Professor

Minister of Education.
- In office June 1999 – January 2001

Ambassador of Nigeria to Germany.
- In office 2004–2007

Personal details
- Born: 29 September 1945 (age 80) Orin-Ekiti, Ido-Osi LGA, Ekiti State, Nigeria
- Party: Social Democratic Party (SDP)

= Tunde Adeniran =

Nigerian Minister of Education

Tunde Adeniran (born 29 September 1945) is a Nigerian scholar, politician, diplomat, and former minister of education. Before entering politics in 1998, he was a staff of the United Nations and a political science lecturer at the University of Ibadan, after years of lecturing in Nigeria and America. He is the author of several books and journal articles.

==Education==
Adeniran is a graduate of University of Ibadan, Nigeria and Columbia University, USA.

==Political career==
From 2004 to 2007, Adeniran served as Nigeria's ambassador to Germany. From October to December 1985, Adeniran was a member of Nigerian delegation to the 40th session of the United Nations General Assembly. He was director of the Directorate for Social Mobilization (MAMSER) from 1987 to 1992 and chairman from January to August 1993. He was a member of the Committee on Nigerian National Defence Policy for the year 2000. He was a member of the Advisory Committee on Foreign Affairs from 1983 to 1985. Adeniran was also a member of the Political Bureau from January 1986 to March 1987. Prior to that, he was a member of the Ondo State Economic Advisory Council from 1980 to 1983. In 1982, Adeniran was a member of Ondo State Local Government Review and Reorganization Committee (Justice Akintan Panel).
At party level, Adeniran was a member of the Board of Trustees (BoT) of the Peoples Democratic Party (PDP) until his defection to the Social Democratic Party in 2018.

===Achievements===

During his time as the head of the Nigerian mission to Germany, Adeniran worked to improve the image of Nigeria and restore German investors' confidence in the Nigerian economy. Adeniran established exchange programmes meant to deepen collaboration between Nigerian and German institutions in the areas of health, environment and education. As education minister, Adeniran introduced a number of reforms to aid the development of the Nigerian education sector.

===Awards and honours===
Adeniran has received several awards and honours. He was awarded the American Medal of Honour in 2001. He became a fellow of the Nigerian National Institute for Educational Planning and Administration (NIEPA) in 2002. He received the Ambassador of Peace/Gold Medal Award for Leadership in 1998 and the Ekiti Parapo Merit Award in 1996. In 2002, Adeniran was conferred with a Fellow of the Federal Polytechnic, Offa, Nigeria (FFPO).
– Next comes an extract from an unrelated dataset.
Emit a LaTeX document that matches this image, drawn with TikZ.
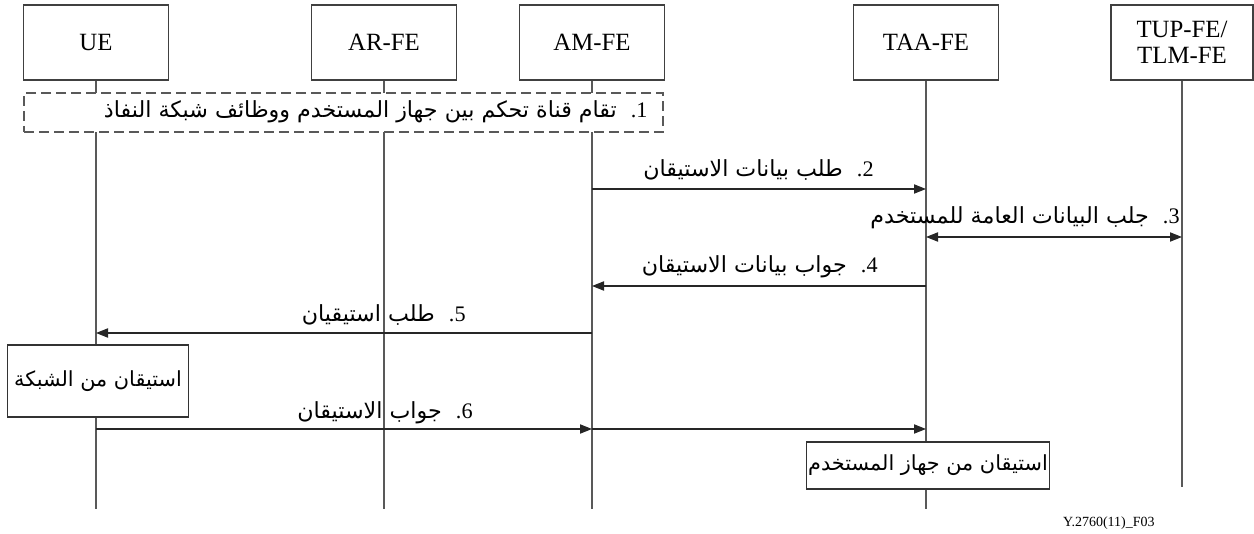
\documentclass[tikz,border=0pt]{standalone}
\usepackage{fontspec}
\setmainfont{Liberation Serif}
\newfontfamily\arabicfont[Script=Arabic]{DejaVu Sans}
\TeXXeTstate=1
\usetikzlibrary{arrows.meta}
\newcommand\stepno[1]{{\rmfamily #1\kern0pt.}\kern0pt\ \ }
\tikzset{
  entity/.style={draw=black!75, line width=0.6pt, fill=white, minimum width=72.5pt,
    minimum height=37.5pt, inner sep=0pt, align=center, font=\fontsize{12.4}{13}\selectfont},
  life/.style={draw=black!65, line width=0.6pt},
  msg/.style={draw=black!85, line width=0.6pt, -{Triangle[length=6pt,width=4.6pt]}},
  dmsg/.style={draw=black!85, line width=0.6pt, {Triangle[length=6pt,width=4.6pt]}-{Triangle[length=6pt,width=4.6pt]}},
  lbl/.style={anchor=east, inner sep=0pt, font=\fontsize{11.1}{13}\arabicfont},
  actbox/.style={draw=black!80, line width=0.6pt, fill=white, inner sep=0pt, font=\fontsize{10.4}{12}\arabicfont}
}
\begin{document}
\begin{tikzpicture}[x=0.5pt,y=-0.5pt]
\useasboundingbox (0,0) rectangle (1254,534);
% entities
\node[entity] (ue)  at (96,42.5)   {UE};
\node[entity] (ar)  at (384,42.5)  {AR-FE};
\node[entity] (am)  at (592,42.5)  {AM-FE};
\node[entity] (taa) at (926,42.5)  {TAA-FE};
\node[entity, minimum width=71pt] (tup) at (1182,42.5) {TUP-FE/\\TLM-FE};
% lifeline ends
\coordinate (ueE)  at (96,509);
\coordinate (arE)  at (384,509);
\coordinate (amE)  at (592,509);
\coordinate (taaE) at (926,509);
\coordinate (tupE) at (1182,487);
\draw[life] (ue.south) -- (ueE);
\draw[life] (ar.south) -- (arE);
\draw[life] (am.south) -- (amE);
\draw[life] (taa.south) -- (taaE);
\draw[life] (tup.south) -- (tupE);
% step 1 dashed box
\node[draw=black!65, dashed, dash pattern=on 5pt off 2.5pt, line width=0.6pt, fill=white,
      minimum width=319.5pt, minimum height=19.5pt, inner sep=0pt] (setup) at (343.5,112.5) {};
\node[lbl] (l1) at (648,112) {\beginR\stepno{1}تقام قناة تحكم بين جهاز المستخدم ووظائف شبكة النفاذ\endR};
% messages
\draw[msg] (am |- 0,189) -- (taa |- 0,189);
\node[lbl] (l2) at (874,170) {\beginR\stepno{2}طلب بيانات الاستيقان\endR};
\draw[dmsg] (taa |- 0,237) -- (tup |- 0,237);
\node[lbl] (l3) at (1180,218) {\beginR\stepno{3}جلب البيانات العامة للمستخدم\endR};
\draw[msg] (taa |- 0,286) -- (am |- 0,286);
\node[lbl] (l4) at (878,267) {\beginR\stepno{4}جواب بيانات الاستيقان\endR};
\draw[msg] (am |- 0,333) -- (ue |- 0,333);
\node[lbl] (l5) at (466,315) {\beginR\stepno{5}طلب استيقيان\endR};
\node[actbox, minimum width=90.5pt, minimum height=36pt] (net) at (98,381) {\beginR استيقان من الشبكة\endR};
\draw[msg] (ue |- 0,429) -- (am |- 0,429);
\draw[msg] (am |- 0,429) -- (taa |- 0,429);
\node[lbl] (l6) at (473,413) {\beginR\stepno{6}جواب الاستيقان\endR};
\node[actbox, minimum width=121.5pt, minimum height=23.5pt] (usr) at (928,465.5) {\beginR استيقان من جهاز المستخدم\endR};
\node[anchor=east, inner sep=0pt, font=\fontsize{7}{8}\selectfont] (fig) at (1155,523) {Y.2760(11)\_F03};
\end{tikzpicture}
\end{document}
==Community service and advocacy==
Adeniran thinks that "unless Nigeria makes education free and compulsory up to the secondary school level, and insist on proper training of teachers and quality education for Nigerians", the country would not be able to effectively use technological innovations to ease governance and economic activities including electronic voting. Adeniran called for reforms in Organisation of African Unity that will provide strategies that meet the challenges of conflicts and disputes in African nations. According to Adeniran, "African disputes need a peace-making and peace-keeping machinery for their resolution". On Monday 23 April 2018, Adeniran and other SDP leaders called on "all patriotic Nigerians who believe in national unity, justice, equity and progress to come together and rescue the nation." On Nigeria's image, Adeniran thinks every Nigerian has a responsibility to represent the country well in every aspect and every area of life. He remarked that "we need to continue the promotion of good image through our activities at home and abroad and the correct and credible interpretation of developments" in Nigeria. On the economy, Adeniran thinks Nigeria needs to remain consistent in her economic policies in order to experience significant results. He stated that "through my investment drive, I have realized that we need to remain consistent in our economic policies". He called for synergy among various government agencies, ministries and missions involved in the investment drive. Adeniran thinks Nigeria's local government system, rather than be an instrument of development, is the most tragic aspect of the country's democratic system as it is not run as it should be.

Adeniran is a church leader and a knight of John Wesley. He is involved in a number of charity and community service.